Educação do campo, habitação rural, agroecologia e feiras livres são as principais frentes de atuação, cobrindo lacunas enormes deixadas pelo Estado. “A forma do Estado se fazer presente é na ausência”, critica Raul. “É uma deliberação não se envolver nessas questões”, protesta.



Além dessas ações, já empenhadas pelo campesinato, o Estado também precisa investir em infraestrutura e serviços de qualidade que beneficiem o pequeno agricultor, como telefonia, internet, estradas, saúde e energia.



E atuar também na outra ponta, impondo restrições ao agronegócio. No auge da atual crise hídrica, relata Raul, houve casos de um único grande produtor rural bombear água no rio que poderia abastecer até 70 pequenos agricultores. Ninguém denunciou, com medo, nem o Estado fiscalizou ou coibiu esse tipo de ação.

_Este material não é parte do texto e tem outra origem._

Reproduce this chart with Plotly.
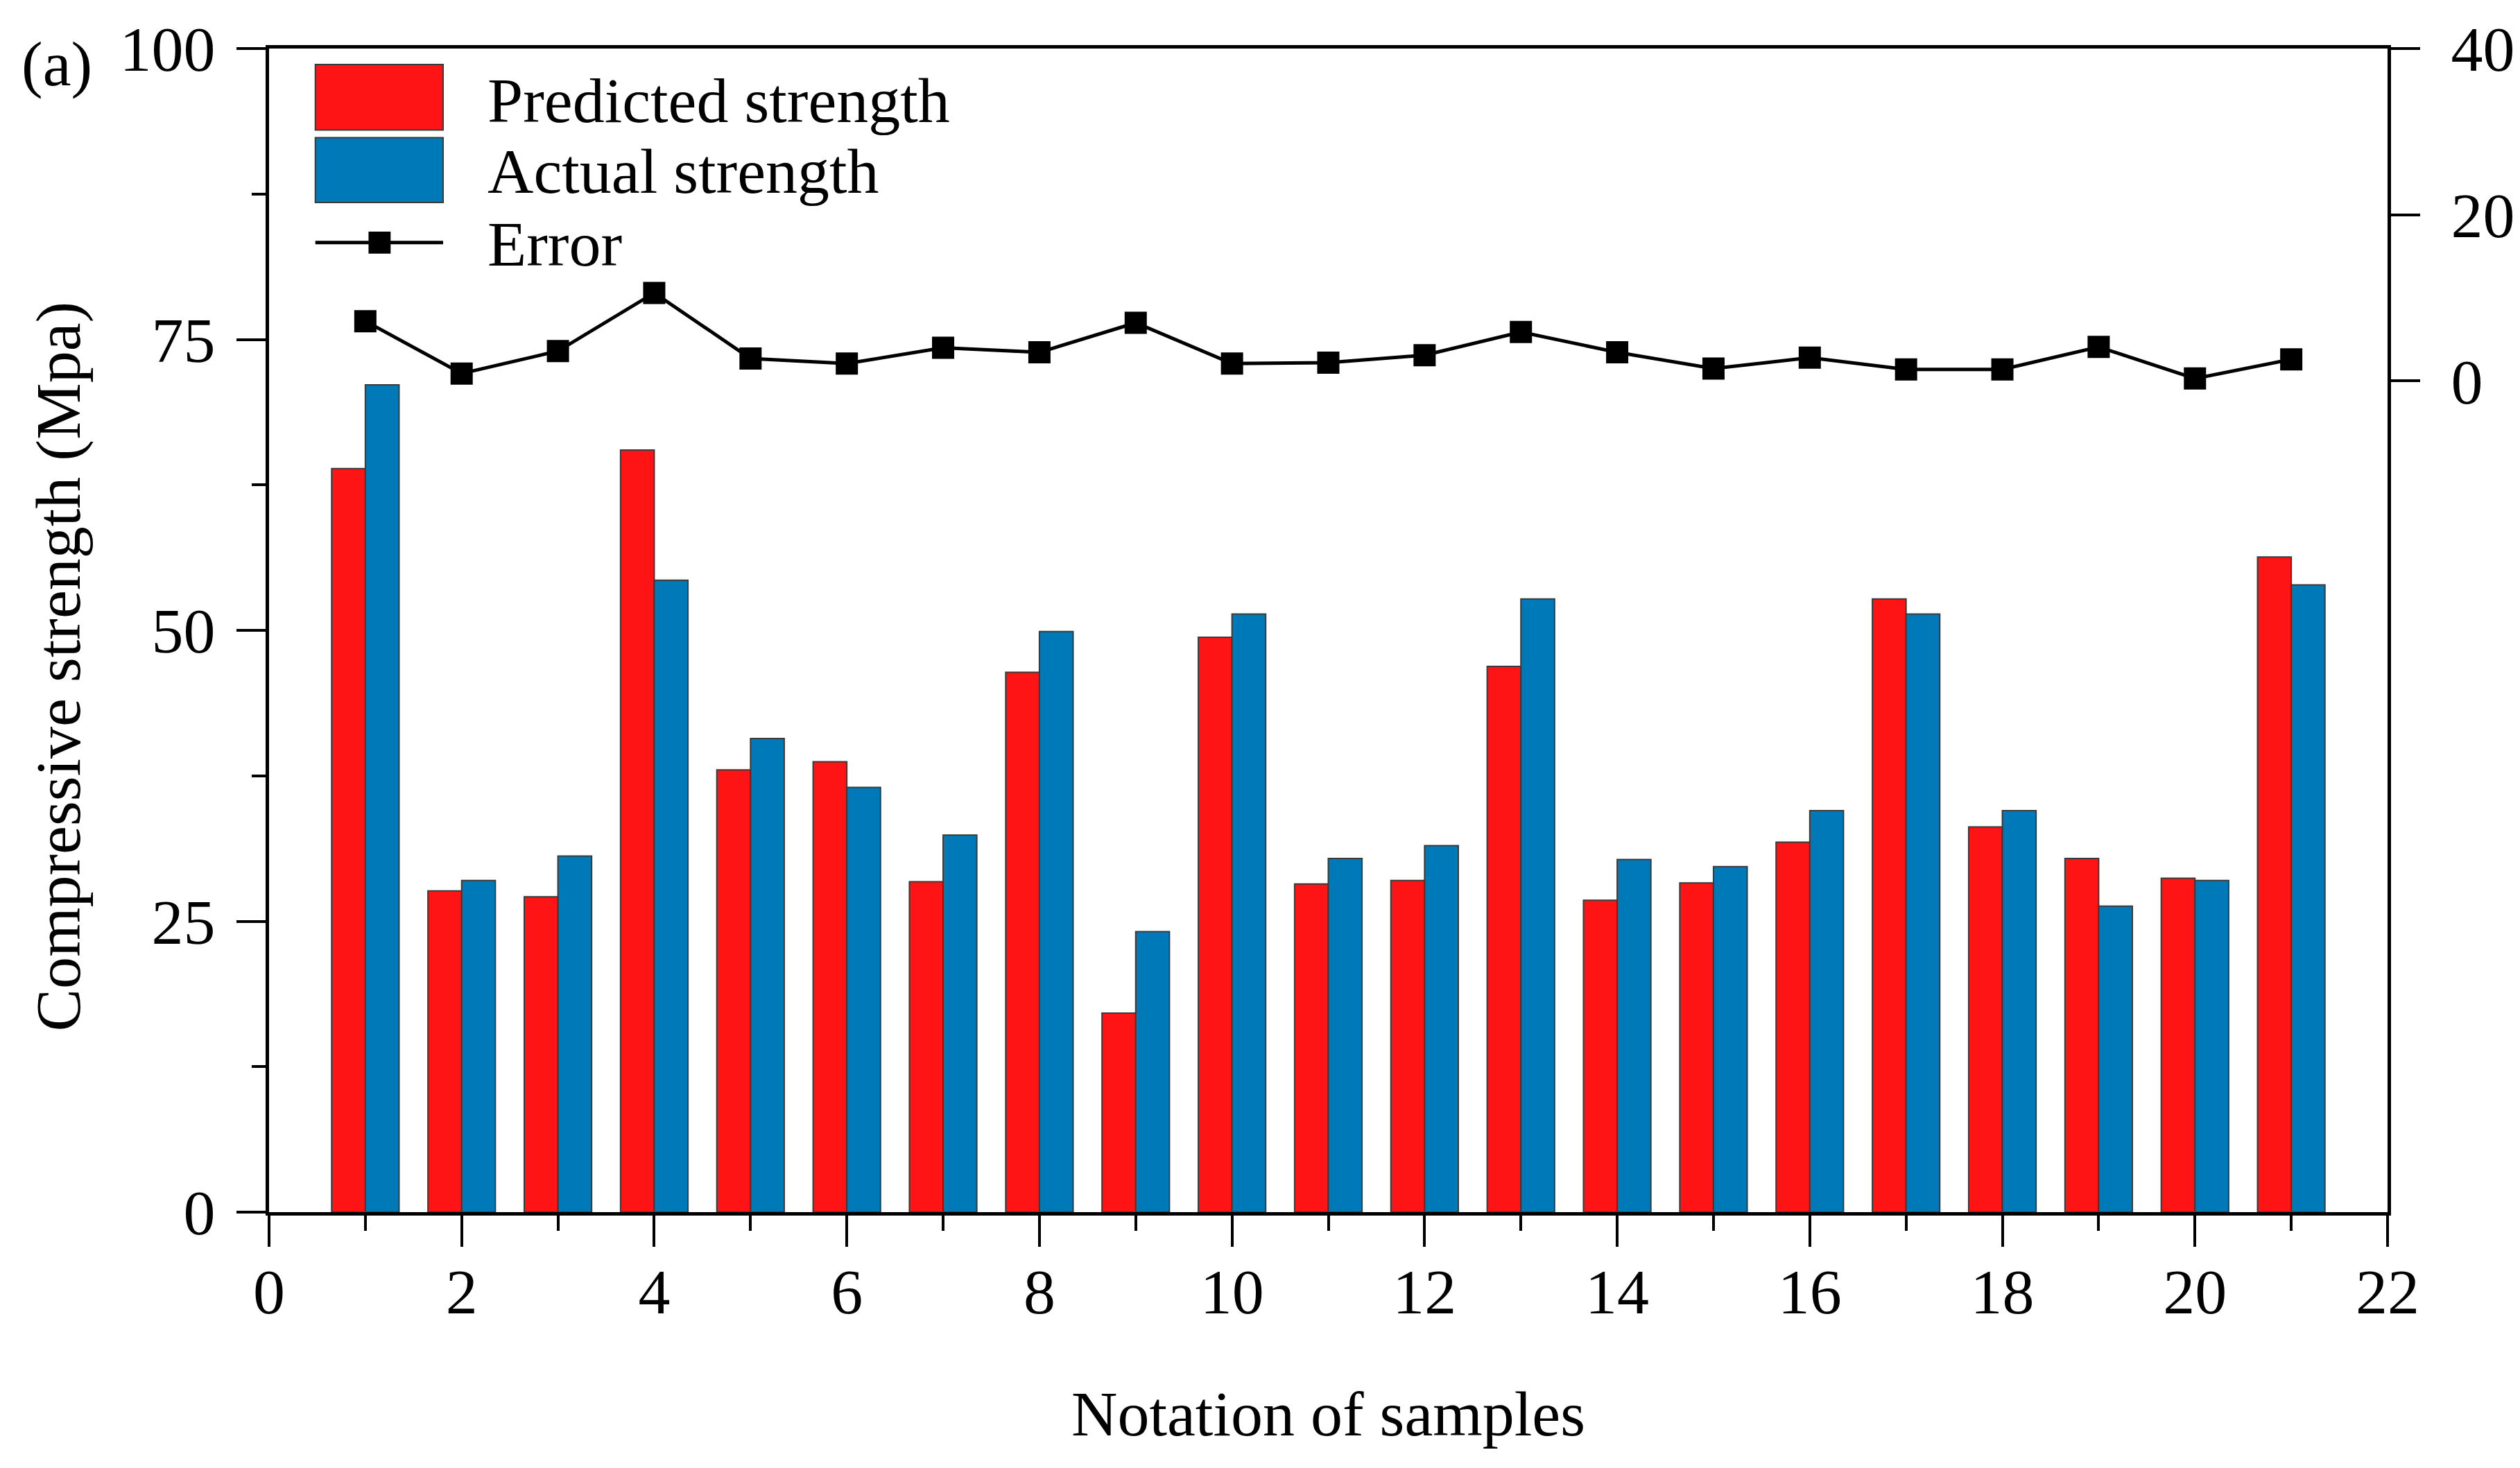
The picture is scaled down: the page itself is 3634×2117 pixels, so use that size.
import plotly.graph_objects as go

samples = list(range(1, 22))
predicted = [63.9, 27.6, 27.1, 65.5, 38.0, 38.7, 28.4, 46.4, 17.1, 49.4, 28.2,
             28.5, 46.9, 26.8, 28.3, 31.8, 52.7, 33.1, 30.4, 28.7, 56.3]
actual = [71.1, 28.5, 30.6, 54.3, 40.7, 36.5, 32.4, 49.9, 24.1, 51.4, 30.4,
          31.5, 52.7, 30.3, 29.7, 34.5, 51.4, 34.5, 26.3, 28.5, 53.9]
error = [7.2, 0.9, 3.6, 10.6, 2.7, 2.1, 4.0, 3.45, 7.0, 2.1, 2.2,
         3.1, 5.9, 3.45, 1.5, 2.8, 1.4, 1.4, 4.1, 0.3, 2.6]

RED = "#FE1414"
BLUE = "#0079B9"
FONT = "Liberation Serif"
FS = 92

# plot area wanted at page px 382..3449 x 63..1748 (small page offset compensated)
OFF_X, OFF_Y = 2, 8
W, H = 3634 - 2 * OFF_X, 2117 - 2 * OFF_Y
PL, PR, PT, PB = 382, 3449, 63, 1748
ML, MT = PL - OFF_X, PT - OFF_Y
MR = W - (PR - OFF_X)
MB = H - (PB - OFF_Y)
PW, PH = PR - PL, PB - PT


def px(x):
    return (x - PL) / PW


def py(y):
    return (PB - y) / PH


fig = go.Figure()
fig.add_trace(go.Bar(x=samples, y=predicted, name="Predicted strength",
                     marker=dict(color=RED, line=dict(color="#3a3a3a", width=2)),
                     showlegend=False))
fig.add_trace(go.Bar(x=samples, y=actual, name="Actual strength",
                     marker=dict(color=BLUE, line=dict(color="#3a3a3a", width=2)),
                     showlegend=False))
fig.add_trace(go.Scatter(x=samples, y=error, name="Error", yaxis="y2",
                         mode="lines+markers",
                         line=dict(color="black", width=5),
                         marker=dict(symbol="square", size=32, color="black"),
                         showlegend=False))

axis_common = dict(showline=True, linecolor="black", linewidth=5,
                   ticks="outside", tickcolor="black", tickwidth=4,
                   showgrid=False, zeroline=False,
                   tickfont=dict(family=FONT, size=FS, color="black"))

fig.update_layout(
    width=W, height=H, autosize=False,
    margin=dict(l=ML, r=MR, t=MT, b=MB),
    paper_bgcolor="white", plot_bgcolor="white",
    barmode="group", bargap=0.3, bargroupgap=0,
    font=dict(family=FONT, size=FS, color="black"),
    xaxis=dict(range=[0, 22], dtick=2, tick0=0, ticklen=45, mirror=True,
               ticklabelstandoff=-14,
               minor=dict(dtick=1, ticklen=22, tickwidth=4, tickcolor="black", ticks="outside"),
               title=dict(text="Notation of samples", standoff=94,
                          font=dict(family=FONT, size=FS)),
               **axis_common),
    yaxis=dict(range=[0, 100], dtick=25, tick0=0, ticklen=42, mirror=True,
               ticklabelstandoff=12,
               minor=dict(dtick=12.5, ticklen=20, tickwidth=4, tickcolor="black", ticks="outside"),
               **axis_common),
    yaxis2=dict(range=[-100, 40], tickvals=[0, 20, 40], ticklen=42,
                overlaying="y", side="right", ticklabelstandoff=26,
                **axis_common),
)

# legend drawn as decoration
shapes = [
    dict(type="rect", xref="paper", yref="paper", x0=px(449), x1=px(634), y0=py(181), y1=py(86),
         fillcolor=RED, line=dict(color="#3a3a3a", width=2)),
    dict(type="rect", xref="paper", yref="paper", x0=px(449), x1=px(634), y0=py(286), y1=py(192),
         fillcolor=BLUE, line=dict(color="#3a3a3a", width=2)),
    dict(type="line", xref="paper", yref="paper", x0=px(449), x1=px(634), y0=py(344), y1=py(344),
         line=dict(color="black", width=5)),
    dict(type="rect", xref="paper", yref="paper", x0=px(526), x1=px(558), y0=py(360), y1=py(328),
         fillcolor="black", line=dict(color="black", width=0)),
]
fig.update_layout(shapes=shapes)

ann = []
for txt, yc in [("Predicted strength", 138), ("Actual strength", 241), ("Error", 346)]:
    ann.append(dict(text=txt, xref="paper", yref="paper", x=px(696), y=py(yc),
                    xanchor="left", yanchor="middle", showarrow=False,
                    font=dict(family=FONT, size=FS, color="black")))
ann.append(dict(text="(a)", xref="paper", yref="paper", x=px(22), y=py(85),
                xanchor="left", yanchor="middle", showarrow=False,
                font=dict(family=FONT, size=FS, color="black")))
ann.append(dict(text="Compressive strength (Mpa)", xref="paper", yref="paper",
                x=px(77), y=py(958), textangle=-90,
                xanchor="center", yanchor="middle", showarrow=False,
                font=dict(family=FONT, size=FS, color="black")))
fig.update_layout(annotations=ann)

fig.write_html("out.html")
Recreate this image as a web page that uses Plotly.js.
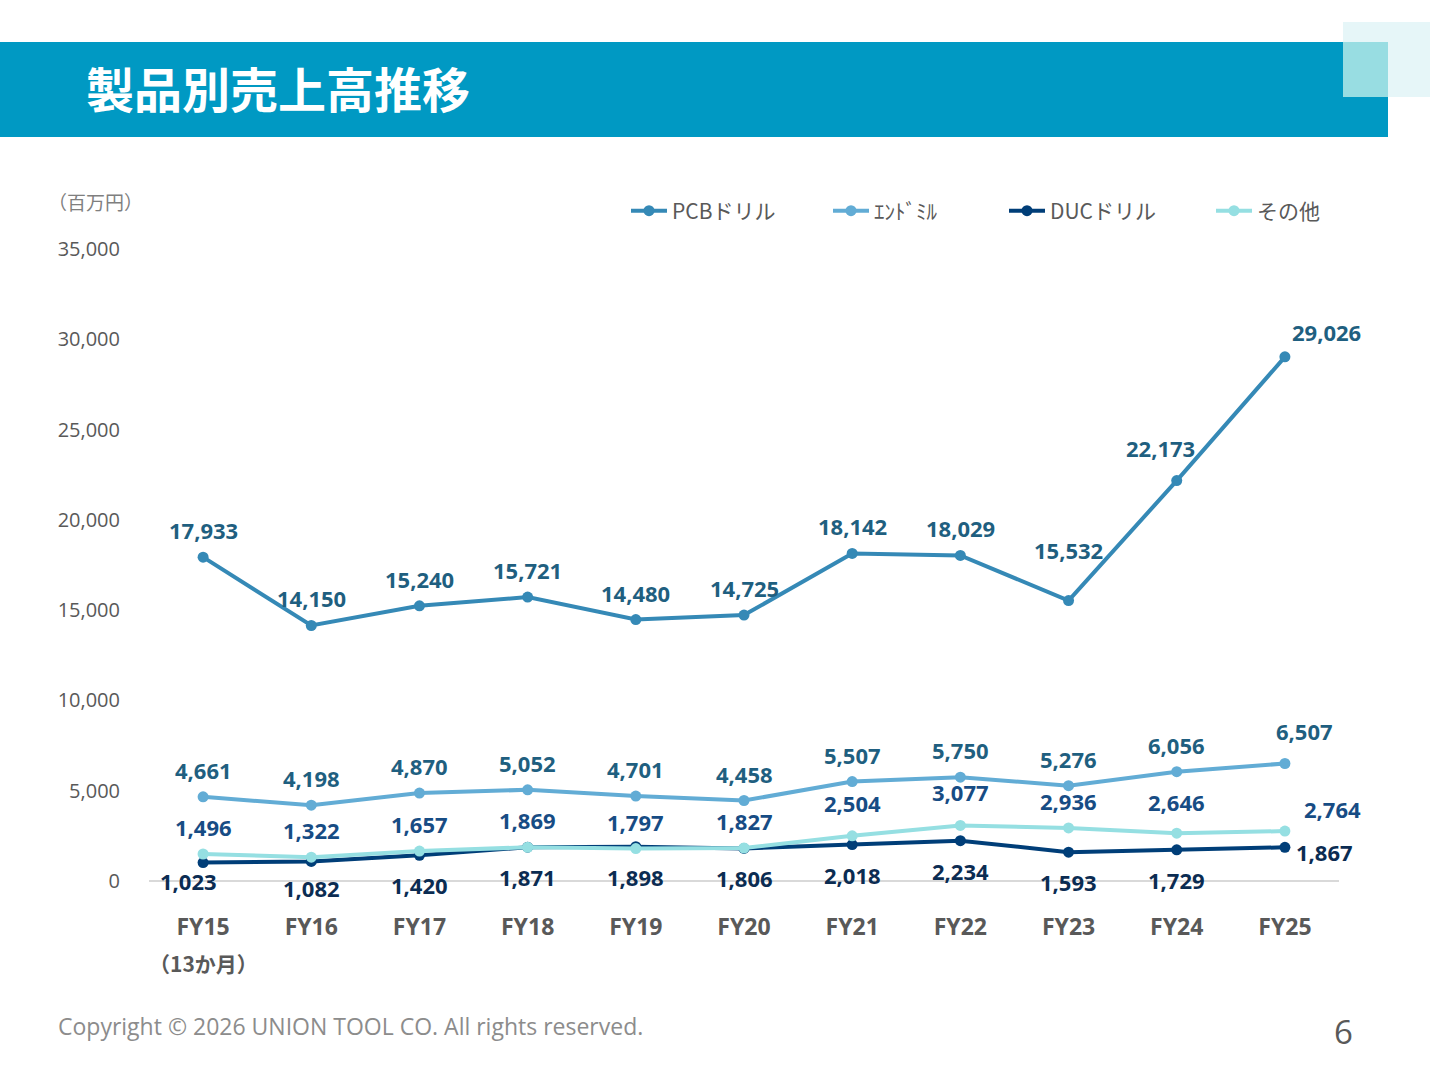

A aproximação da população urbana é fundamental para reverter a lógica cruel do agronegócio. “É um mundo só. A população da cidade precisa entrar no debate”, convoca o líder camponês. Do alimento que chega às mesas das famílias nas cidades, 70% é produzida pelos camponeses, mesmo com toda a ausência dos órgãos estatais. “Somos mais produtivos do que o agronegócio”, afirma.



Lançamento em Vitória



O livro Trincheiras da Resistência Camponesa. Sob o pacto de poder do agronegócio, do Frei Sérgio Gorgen, já pode ser adquirido na loja virtual do Instituto Cultural Padre Josimo. Em Vitória, o lançamento está previsto para o próximo dia seis de outubro, em local ainda a ser definido.